Over the past two decades, nearly 841,000 Americans have died from a drug overdose, with a startling 10 per cent of that figure occurring in the past year alone. Driven primarily by the opioid crisis, the country is now in its third wave of the epidemic as the market for illicitly manufactured drugs like fentanyl has spiked.
With addiction devastating the lives of millions of individuals and tearing apart countless families, America’s misbegotten war on drugs has reached its logical end: abject failure. After decades of ill-conceived strategies ranging from Nancy Reagan’s insipid “Just Say No” campaign to the draconian Rockefeller Drug Laws, which targeted Black and Latino communities, the nation is finally starting to recognise drug abuse as a public health crisis.
In the new exhibition The Human Cost: America’s Drug Plague, photographers Mark E. Trent, Jeffrey Stockbridge, and James Nachtwey with Paul Moakley, Editor at large for special projects at TIME, explore the ongoing questions surrounding the opioid crisis.
In their project The Opioid Diaries, Nachtwey and Moakley journeyed through America in 2017 to gather stories from users, families, and first responders to amplify their voices and concerns, while Stockbridge spent a decade in Philadelphia creating large-format photographs, audio interviews, video and journal entries to look at the impact of the crisis on a working-class community for “Kensington Blues”.

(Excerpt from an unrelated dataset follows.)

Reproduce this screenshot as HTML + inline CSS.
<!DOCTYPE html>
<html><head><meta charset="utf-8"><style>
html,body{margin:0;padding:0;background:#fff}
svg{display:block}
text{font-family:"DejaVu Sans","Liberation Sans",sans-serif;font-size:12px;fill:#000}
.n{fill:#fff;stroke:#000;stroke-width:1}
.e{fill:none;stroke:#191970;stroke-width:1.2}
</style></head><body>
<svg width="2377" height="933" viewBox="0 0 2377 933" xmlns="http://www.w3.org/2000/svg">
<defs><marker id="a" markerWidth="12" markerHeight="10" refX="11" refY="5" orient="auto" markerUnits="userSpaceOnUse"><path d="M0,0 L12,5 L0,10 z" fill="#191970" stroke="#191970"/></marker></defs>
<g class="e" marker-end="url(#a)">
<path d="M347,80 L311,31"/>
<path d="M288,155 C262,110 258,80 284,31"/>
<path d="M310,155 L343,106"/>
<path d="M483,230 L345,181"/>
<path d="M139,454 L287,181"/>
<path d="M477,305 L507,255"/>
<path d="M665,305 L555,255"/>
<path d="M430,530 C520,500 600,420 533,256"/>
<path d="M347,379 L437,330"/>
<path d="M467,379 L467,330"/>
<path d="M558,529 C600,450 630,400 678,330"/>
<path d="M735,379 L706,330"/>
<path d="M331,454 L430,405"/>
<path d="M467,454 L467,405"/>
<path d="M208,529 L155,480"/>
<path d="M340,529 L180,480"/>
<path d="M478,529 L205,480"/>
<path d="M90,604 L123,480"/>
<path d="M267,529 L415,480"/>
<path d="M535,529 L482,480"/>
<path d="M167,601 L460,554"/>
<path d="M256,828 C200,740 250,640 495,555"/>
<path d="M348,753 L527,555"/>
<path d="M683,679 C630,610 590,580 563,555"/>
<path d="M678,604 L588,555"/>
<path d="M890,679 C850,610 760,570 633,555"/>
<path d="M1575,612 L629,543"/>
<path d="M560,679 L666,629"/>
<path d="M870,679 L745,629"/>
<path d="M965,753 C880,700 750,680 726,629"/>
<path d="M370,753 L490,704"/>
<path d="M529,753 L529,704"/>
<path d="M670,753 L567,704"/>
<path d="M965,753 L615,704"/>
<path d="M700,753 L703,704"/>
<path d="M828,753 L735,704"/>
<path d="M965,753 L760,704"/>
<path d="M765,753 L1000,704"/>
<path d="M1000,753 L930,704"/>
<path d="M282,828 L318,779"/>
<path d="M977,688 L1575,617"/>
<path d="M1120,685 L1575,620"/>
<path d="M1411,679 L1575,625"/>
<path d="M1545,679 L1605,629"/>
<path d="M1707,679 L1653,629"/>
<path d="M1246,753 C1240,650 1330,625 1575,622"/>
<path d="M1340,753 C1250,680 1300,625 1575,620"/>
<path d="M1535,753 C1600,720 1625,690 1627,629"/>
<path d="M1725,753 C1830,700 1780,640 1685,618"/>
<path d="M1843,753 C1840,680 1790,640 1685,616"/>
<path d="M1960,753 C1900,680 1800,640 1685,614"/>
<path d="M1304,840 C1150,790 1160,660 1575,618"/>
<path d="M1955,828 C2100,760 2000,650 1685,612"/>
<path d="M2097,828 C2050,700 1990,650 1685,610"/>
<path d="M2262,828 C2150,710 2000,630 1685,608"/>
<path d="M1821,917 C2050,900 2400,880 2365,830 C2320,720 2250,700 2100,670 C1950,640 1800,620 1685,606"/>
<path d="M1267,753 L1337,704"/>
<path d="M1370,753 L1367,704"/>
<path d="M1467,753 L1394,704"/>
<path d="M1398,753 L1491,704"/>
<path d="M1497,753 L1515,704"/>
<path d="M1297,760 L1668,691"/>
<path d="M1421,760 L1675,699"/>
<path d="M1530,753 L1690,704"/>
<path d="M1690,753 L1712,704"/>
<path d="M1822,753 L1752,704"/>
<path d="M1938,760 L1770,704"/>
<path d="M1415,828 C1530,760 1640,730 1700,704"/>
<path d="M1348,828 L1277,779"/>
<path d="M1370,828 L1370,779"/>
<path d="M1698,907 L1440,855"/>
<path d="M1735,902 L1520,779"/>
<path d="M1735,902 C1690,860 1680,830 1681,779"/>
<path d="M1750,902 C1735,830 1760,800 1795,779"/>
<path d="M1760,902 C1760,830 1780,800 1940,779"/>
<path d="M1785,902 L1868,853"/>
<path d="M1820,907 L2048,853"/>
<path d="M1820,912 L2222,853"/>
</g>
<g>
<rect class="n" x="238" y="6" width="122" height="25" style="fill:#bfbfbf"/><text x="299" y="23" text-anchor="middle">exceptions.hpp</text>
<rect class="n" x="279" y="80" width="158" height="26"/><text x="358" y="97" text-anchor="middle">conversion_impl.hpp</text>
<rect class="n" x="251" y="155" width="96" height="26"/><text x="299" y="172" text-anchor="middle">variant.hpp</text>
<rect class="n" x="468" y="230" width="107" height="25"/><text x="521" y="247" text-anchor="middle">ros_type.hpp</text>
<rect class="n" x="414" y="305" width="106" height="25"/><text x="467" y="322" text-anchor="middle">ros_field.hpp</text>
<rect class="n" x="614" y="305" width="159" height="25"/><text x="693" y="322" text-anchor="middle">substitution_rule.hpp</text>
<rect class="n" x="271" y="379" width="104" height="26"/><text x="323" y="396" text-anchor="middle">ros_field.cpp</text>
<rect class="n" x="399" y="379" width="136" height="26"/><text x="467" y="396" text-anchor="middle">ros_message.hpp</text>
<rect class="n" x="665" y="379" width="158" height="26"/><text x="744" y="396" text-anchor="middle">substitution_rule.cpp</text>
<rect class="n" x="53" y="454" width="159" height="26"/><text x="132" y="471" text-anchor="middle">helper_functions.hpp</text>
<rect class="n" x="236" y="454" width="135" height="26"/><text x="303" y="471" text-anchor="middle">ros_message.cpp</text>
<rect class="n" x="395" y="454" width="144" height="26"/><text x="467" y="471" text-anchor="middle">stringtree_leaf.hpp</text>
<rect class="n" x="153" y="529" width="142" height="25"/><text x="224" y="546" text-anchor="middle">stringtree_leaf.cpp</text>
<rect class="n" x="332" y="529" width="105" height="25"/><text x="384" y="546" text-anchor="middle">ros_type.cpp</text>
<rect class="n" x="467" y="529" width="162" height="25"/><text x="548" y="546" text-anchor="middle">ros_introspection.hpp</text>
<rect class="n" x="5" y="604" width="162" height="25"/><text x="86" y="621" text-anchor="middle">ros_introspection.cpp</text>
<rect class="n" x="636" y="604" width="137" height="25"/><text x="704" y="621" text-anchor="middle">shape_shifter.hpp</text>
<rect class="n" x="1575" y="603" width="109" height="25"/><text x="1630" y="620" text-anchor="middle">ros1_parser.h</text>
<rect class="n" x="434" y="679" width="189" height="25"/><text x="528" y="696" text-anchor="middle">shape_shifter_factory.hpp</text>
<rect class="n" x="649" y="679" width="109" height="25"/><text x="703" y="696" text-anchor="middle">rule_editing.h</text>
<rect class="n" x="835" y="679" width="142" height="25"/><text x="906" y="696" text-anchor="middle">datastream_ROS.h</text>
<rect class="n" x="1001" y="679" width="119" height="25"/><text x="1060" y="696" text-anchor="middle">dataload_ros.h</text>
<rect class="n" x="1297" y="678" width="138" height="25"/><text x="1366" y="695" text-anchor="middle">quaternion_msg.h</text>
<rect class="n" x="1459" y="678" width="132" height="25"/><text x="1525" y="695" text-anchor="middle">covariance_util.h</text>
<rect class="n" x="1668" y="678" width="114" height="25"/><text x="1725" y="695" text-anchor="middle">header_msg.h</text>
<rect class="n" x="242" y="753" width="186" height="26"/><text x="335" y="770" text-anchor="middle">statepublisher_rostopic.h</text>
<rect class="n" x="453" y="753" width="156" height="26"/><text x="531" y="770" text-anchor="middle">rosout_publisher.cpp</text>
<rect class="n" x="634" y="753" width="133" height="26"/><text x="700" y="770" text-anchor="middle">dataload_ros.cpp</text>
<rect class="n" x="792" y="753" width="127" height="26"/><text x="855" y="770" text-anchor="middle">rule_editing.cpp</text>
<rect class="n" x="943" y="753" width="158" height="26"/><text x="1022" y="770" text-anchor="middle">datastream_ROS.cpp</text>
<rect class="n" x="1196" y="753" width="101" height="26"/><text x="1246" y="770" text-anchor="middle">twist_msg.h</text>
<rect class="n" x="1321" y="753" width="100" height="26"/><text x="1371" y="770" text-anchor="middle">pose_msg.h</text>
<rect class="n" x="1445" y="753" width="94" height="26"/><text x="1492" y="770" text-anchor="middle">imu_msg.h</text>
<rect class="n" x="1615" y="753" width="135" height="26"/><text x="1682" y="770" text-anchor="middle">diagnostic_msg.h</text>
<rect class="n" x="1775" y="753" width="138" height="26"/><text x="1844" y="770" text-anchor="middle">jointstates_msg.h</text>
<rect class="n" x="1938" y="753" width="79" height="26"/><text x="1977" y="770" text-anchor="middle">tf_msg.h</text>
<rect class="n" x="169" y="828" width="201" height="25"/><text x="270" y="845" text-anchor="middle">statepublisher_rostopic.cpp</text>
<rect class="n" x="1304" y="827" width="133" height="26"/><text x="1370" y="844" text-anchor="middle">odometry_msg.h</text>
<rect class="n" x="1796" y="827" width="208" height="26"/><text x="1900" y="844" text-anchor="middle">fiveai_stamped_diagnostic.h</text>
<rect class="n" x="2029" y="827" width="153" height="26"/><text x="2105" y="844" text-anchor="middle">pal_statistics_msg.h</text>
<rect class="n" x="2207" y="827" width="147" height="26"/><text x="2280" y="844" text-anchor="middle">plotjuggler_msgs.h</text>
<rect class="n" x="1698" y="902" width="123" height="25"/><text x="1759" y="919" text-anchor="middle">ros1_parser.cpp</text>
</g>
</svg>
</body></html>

Elsewhere, in Despair, Love and Loss, Mark E. Trent travelled across Appalachia in his native West Virginia, connecting with small-time dealers, addicts, and local law enforcement to present a broad scope of the issues at play. “I see a lot of great artists making media about my home region through their own lens,” Trent says. “I am not sure any of us get it completely right. It is complicated.”
Having travelled the world, Trent recognises universal struggles and themes, which he brings to his work, humanising a profoundly dehumanising plague. Growing up, he remembers those struggling with addiction being written off while overdoses went unspoken due to the shame of drug use.
“When I was a teenager running around, I would be offered a pain killer or random pill when out partying,” Trent says. “We didn’t know how addictive some of these pills were. We trusted what we were told by our doctors and when we finally realised what was happening, it was just too late.”
Inspired by Eugene Richards’ seminal 1994 monograph, Cocaine True Cocaine Blue, Trent understood he needed to forge personal relationships with his subjects in order to understand the complexities of addiction without moralising judgment.
“When I was growing up, it was normal to see my friends snorting a pill but when I came home, they were shooting them and freebasing. I wanted to document the in-between moments, the boredom, the quirkiness that I have always loved about West Virginia,” he says.
“Most of all, I just wanted to show an unfiltered view of what this looked like,” Trent says. “Some small communities have lost entire generations. Some communities have been decimated and may not recover fully in our lifetime.”
The Human Cost: America’s Drug Plague is on view at the Bronx Documentary Center from June 5 to July 5, 2021.